_REQUEST_
Using the data beneath this instruction, retype only the lines from the one that contains "Recreate this image as a component" down to the one that contains "Chart.defaults.font.family = FONT;", both included, exactly as they appear.

_AVAILABLE DATA_

>> BEGIN

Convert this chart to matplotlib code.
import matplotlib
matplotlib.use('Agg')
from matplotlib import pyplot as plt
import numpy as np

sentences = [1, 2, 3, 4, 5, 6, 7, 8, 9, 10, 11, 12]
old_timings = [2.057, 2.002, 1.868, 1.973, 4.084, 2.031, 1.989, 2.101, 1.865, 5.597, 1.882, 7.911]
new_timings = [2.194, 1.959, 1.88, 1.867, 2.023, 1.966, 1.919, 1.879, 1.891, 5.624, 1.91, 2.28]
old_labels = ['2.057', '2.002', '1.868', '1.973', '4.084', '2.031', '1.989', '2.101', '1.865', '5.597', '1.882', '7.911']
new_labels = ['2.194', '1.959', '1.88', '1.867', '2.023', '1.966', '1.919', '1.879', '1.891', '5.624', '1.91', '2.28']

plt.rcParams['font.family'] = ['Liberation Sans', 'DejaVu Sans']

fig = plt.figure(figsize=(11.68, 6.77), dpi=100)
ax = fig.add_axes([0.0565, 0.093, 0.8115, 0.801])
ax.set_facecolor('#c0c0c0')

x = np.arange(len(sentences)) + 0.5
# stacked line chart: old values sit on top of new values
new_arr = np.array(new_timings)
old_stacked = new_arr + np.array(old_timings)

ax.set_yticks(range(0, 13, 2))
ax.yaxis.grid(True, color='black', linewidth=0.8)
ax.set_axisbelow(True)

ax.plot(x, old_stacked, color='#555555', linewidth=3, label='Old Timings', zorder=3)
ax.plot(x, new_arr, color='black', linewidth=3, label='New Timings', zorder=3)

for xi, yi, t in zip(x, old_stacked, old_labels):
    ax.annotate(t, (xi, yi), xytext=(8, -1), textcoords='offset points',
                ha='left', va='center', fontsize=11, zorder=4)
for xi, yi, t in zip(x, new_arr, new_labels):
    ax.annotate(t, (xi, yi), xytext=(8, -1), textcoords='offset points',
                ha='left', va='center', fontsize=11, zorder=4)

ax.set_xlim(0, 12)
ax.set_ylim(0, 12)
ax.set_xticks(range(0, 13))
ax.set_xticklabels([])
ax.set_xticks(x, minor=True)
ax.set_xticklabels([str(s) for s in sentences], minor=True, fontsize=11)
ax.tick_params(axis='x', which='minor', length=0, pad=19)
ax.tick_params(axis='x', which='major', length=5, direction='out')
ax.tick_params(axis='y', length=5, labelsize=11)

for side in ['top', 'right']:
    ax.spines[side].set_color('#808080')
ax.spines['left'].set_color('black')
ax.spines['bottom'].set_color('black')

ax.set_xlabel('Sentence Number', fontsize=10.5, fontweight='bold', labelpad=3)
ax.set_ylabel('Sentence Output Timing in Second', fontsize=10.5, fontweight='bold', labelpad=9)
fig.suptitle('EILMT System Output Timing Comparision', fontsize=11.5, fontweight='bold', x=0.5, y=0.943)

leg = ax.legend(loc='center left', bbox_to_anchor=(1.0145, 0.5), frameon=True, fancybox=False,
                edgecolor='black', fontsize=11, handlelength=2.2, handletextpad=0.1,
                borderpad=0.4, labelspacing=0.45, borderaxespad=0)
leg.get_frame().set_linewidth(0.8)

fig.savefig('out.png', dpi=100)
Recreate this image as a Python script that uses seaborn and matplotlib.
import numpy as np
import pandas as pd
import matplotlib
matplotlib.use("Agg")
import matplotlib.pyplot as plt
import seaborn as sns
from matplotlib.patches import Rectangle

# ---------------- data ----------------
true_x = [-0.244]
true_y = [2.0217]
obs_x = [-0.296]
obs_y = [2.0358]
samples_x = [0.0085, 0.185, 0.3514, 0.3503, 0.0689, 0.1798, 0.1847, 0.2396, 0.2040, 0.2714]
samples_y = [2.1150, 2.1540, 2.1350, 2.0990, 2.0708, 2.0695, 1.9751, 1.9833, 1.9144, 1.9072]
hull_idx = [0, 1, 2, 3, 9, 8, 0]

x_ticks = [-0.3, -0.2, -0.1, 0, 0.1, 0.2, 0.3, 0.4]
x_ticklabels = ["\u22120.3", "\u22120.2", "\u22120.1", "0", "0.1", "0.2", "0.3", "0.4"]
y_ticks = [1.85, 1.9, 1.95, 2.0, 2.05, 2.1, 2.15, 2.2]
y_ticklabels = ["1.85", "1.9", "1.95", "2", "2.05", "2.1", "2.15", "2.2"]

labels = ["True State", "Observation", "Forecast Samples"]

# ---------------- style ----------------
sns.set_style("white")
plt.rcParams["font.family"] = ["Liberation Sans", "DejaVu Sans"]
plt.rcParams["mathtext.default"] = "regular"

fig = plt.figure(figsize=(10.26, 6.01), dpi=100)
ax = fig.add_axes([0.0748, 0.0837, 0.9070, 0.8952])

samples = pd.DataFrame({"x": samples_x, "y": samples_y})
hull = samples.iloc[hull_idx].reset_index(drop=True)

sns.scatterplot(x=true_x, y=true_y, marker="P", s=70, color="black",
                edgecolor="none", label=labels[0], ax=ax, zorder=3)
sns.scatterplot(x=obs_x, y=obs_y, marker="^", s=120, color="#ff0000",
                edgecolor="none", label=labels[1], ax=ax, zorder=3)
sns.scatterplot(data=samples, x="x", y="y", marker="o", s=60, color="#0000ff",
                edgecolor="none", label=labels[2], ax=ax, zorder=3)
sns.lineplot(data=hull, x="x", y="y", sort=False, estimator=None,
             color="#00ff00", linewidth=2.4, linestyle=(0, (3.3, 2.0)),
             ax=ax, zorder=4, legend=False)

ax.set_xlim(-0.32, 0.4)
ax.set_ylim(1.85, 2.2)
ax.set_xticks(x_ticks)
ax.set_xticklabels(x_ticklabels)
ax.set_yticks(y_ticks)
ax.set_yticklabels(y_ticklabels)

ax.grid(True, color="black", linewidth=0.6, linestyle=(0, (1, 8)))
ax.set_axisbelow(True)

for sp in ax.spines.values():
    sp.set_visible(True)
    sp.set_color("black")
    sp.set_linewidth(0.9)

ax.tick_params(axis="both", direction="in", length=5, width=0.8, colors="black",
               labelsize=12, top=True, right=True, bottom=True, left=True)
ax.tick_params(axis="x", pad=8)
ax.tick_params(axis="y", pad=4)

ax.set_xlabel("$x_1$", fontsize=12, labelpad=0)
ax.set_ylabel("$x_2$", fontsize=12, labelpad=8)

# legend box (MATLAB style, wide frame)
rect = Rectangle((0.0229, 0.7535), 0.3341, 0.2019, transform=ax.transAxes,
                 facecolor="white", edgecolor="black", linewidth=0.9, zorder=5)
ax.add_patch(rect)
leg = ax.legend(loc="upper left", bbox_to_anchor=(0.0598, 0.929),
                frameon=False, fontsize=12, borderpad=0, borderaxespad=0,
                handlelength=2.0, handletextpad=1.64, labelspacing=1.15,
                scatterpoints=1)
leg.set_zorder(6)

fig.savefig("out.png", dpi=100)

>> END
>> BEGIN

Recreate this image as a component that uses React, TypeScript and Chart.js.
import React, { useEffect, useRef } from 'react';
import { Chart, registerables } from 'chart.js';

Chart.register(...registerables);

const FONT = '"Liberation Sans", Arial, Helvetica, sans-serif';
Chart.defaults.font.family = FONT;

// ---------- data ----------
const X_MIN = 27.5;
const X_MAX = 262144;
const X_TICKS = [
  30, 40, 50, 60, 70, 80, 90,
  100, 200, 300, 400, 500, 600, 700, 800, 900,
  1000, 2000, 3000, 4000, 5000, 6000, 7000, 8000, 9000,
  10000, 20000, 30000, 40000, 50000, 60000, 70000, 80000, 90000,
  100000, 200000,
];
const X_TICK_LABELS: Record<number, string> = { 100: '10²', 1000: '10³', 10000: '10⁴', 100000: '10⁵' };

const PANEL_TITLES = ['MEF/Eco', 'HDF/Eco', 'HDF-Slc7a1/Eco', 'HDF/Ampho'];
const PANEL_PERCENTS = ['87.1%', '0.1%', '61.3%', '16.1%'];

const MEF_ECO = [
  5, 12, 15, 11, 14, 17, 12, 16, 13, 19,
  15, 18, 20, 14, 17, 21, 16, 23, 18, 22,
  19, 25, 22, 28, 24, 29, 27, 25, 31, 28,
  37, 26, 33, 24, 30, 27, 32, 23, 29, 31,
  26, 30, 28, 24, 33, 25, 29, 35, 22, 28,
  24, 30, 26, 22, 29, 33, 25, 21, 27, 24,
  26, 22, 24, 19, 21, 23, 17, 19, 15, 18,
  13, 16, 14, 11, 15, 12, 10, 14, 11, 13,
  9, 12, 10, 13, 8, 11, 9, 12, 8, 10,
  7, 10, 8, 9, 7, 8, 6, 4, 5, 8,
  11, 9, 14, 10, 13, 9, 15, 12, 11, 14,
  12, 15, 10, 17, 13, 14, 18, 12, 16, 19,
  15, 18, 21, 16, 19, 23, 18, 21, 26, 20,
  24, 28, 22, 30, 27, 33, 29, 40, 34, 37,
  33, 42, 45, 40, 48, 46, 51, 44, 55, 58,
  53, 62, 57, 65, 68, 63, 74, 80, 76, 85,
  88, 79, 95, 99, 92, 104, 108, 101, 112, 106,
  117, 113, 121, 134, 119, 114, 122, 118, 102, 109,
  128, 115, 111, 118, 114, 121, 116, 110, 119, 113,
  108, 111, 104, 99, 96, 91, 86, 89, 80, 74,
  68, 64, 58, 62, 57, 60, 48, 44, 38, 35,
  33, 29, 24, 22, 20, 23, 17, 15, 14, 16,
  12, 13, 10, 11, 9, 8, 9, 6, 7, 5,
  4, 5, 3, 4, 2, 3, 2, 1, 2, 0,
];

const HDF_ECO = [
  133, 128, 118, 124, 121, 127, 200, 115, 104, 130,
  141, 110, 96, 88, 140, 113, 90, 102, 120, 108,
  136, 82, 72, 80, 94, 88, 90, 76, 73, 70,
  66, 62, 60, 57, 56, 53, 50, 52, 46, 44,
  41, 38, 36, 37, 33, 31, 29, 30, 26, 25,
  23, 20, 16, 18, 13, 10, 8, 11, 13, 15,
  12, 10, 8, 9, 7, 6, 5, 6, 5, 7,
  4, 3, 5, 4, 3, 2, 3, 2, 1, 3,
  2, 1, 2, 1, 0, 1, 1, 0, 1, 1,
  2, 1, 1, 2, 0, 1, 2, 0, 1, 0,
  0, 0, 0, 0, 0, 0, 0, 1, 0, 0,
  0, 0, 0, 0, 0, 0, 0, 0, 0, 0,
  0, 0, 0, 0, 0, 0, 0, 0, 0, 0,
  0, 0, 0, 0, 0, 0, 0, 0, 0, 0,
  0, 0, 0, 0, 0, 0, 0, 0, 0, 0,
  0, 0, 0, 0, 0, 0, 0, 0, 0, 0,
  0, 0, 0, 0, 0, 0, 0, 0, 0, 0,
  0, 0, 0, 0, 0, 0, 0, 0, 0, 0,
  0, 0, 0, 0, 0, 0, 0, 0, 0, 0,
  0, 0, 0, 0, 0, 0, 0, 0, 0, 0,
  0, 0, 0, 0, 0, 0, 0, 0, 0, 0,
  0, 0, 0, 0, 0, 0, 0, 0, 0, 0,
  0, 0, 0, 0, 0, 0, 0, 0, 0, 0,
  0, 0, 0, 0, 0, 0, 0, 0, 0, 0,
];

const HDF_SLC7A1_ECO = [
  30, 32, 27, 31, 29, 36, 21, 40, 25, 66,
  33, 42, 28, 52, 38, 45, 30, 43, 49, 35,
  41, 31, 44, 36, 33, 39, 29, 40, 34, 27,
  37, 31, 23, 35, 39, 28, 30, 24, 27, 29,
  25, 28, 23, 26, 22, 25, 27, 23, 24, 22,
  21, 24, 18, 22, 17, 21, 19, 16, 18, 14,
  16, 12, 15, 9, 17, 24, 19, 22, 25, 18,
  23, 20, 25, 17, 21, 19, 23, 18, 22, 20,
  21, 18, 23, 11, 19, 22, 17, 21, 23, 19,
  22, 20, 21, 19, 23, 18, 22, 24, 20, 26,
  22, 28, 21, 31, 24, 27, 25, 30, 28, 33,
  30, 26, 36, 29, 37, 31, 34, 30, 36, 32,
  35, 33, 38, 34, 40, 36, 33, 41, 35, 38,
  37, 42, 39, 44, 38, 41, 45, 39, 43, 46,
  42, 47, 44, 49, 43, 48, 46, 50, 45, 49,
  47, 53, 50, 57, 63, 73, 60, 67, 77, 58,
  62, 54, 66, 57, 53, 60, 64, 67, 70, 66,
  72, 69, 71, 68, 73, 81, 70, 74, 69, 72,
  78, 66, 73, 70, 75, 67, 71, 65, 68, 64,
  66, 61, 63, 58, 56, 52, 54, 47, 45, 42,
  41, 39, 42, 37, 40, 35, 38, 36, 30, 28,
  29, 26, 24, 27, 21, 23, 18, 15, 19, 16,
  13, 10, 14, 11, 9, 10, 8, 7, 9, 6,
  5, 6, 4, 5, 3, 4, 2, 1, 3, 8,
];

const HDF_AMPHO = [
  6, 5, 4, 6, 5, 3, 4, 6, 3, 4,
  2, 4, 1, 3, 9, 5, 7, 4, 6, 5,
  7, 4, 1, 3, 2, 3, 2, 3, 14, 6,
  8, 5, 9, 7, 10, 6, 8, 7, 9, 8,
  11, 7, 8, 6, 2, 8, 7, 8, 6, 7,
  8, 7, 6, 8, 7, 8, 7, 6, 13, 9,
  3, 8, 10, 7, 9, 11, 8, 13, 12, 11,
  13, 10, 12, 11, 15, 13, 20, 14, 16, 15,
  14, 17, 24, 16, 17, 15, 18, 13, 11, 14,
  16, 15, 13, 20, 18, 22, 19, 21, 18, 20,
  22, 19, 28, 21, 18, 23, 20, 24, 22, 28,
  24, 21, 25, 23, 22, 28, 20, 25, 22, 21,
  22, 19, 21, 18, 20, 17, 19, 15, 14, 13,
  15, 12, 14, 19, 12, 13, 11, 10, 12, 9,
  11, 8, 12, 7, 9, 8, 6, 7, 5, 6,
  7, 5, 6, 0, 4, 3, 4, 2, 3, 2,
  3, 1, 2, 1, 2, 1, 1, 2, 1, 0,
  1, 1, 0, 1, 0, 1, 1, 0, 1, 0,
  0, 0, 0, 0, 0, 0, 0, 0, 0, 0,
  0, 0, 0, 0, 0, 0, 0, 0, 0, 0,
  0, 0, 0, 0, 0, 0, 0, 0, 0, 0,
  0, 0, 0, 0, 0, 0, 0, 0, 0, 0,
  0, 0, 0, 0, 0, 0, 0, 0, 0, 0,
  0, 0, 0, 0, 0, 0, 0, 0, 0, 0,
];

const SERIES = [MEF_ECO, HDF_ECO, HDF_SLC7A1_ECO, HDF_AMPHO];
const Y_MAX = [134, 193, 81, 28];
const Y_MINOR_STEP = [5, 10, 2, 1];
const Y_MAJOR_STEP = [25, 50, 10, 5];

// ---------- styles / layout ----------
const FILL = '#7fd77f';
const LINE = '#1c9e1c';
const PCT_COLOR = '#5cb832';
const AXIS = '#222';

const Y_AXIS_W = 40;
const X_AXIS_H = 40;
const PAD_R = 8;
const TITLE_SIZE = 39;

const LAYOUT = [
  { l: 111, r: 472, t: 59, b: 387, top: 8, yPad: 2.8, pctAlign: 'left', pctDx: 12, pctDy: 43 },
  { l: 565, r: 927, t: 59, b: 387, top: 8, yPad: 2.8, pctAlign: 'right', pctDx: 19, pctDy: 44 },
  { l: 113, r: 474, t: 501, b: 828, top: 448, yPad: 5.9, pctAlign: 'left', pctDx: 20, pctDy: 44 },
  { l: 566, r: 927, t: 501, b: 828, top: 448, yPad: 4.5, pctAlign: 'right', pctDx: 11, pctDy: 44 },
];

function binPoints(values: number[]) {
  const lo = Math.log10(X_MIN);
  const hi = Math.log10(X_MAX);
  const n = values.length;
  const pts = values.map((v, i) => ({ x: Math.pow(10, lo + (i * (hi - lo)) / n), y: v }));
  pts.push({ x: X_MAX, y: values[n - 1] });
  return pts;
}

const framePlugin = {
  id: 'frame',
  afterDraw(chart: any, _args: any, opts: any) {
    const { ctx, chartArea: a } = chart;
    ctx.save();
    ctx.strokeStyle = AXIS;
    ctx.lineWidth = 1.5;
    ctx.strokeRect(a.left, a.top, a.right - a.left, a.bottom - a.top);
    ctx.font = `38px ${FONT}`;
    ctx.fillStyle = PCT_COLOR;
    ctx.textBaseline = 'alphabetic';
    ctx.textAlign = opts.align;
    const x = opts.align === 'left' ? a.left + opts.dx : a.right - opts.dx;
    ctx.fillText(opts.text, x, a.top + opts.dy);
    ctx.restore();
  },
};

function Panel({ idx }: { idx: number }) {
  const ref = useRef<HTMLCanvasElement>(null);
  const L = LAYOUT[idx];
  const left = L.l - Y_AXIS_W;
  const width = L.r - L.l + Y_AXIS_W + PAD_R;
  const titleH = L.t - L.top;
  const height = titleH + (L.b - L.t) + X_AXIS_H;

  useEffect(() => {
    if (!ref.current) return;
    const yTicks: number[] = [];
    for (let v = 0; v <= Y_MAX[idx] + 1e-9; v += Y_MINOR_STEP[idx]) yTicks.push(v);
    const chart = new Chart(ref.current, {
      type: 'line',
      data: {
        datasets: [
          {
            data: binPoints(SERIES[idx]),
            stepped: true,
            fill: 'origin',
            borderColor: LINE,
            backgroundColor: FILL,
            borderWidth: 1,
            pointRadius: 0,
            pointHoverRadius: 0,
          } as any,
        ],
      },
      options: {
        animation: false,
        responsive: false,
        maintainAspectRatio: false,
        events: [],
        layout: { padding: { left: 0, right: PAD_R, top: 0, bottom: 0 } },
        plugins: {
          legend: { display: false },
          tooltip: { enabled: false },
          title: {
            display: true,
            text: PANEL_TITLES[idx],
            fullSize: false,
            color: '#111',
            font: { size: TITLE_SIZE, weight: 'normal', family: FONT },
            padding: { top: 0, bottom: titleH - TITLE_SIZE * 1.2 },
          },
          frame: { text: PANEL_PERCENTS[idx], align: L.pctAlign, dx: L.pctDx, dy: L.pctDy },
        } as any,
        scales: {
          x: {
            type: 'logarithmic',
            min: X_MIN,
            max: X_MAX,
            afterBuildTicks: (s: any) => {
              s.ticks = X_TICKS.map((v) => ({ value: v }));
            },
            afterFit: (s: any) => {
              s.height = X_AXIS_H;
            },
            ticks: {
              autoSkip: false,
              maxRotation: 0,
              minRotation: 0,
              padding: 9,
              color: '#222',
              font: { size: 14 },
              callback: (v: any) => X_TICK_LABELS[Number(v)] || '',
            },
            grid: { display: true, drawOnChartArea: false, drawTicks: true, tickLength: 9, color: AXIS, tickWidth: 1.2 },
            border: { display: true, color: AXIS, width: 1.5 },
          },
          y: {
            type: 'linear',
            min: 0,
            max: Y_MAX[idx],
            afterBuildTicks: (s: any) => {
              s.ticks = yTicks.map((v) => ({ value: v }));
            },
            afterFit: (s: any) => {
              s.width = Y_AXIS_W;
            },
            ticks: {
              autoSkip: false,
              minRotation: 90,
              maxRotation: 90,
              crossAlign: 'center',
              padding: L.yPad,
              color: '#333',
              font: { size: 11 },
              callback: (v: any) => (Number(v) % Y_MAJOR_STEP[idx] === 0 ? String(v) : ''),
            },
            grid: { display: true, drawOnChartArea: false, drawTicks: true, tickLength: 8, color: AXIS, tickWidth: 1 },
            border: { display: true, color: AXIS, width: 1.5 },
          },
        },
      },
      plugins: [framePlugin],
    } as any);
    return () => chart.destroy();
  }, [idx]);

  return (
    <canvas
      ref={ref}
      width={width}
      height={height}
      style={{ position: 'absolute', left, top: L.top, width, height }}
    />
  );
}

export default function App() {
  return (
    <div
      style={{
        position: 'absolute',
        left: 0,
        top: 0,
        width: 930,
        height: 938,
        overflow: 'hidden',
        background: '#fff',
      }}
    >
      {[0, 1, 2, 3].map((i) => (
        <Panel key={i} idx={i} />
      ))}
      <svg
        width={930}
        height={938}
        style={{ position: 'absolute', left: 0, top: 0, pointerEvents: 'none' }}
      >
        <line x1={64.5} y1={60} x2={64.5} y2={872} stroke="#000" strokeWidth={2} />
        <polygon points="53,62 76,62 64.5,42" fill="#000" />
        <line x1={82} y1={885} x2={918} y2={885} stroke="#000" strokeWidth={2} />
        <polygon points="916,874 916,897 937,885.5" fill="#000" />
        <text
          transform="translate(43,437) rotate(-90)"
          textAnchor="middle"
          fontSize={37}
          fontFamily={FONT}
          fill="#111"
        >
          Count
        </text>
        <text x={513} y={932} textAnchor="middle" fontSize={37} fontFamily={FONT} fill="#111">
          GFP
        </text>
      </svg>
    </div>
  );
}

>> END
>> BEGIN

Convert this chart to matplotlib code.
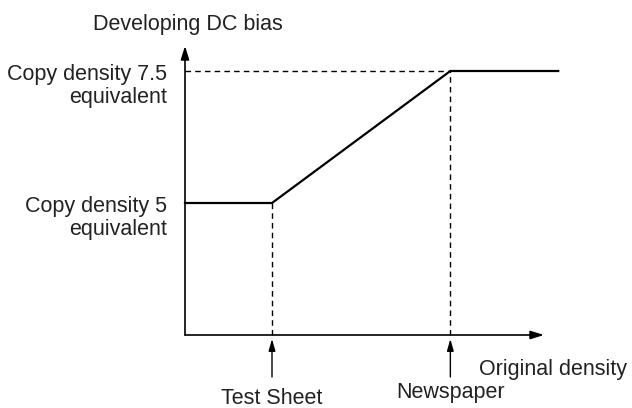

>> END

_WRITTEN SOLUTION_
Recreate this image as a component that uses React, TypeScript and Chart.js.
import React, { useEffect, useRef } from 'react';
import { Chart, registerables } from 'chart.js';

Chart.register(...registerables);

const FONT = '"Liberation Sans", Arial, Helvetica, sans-serif';
Chart.defaults.font.family = FONT;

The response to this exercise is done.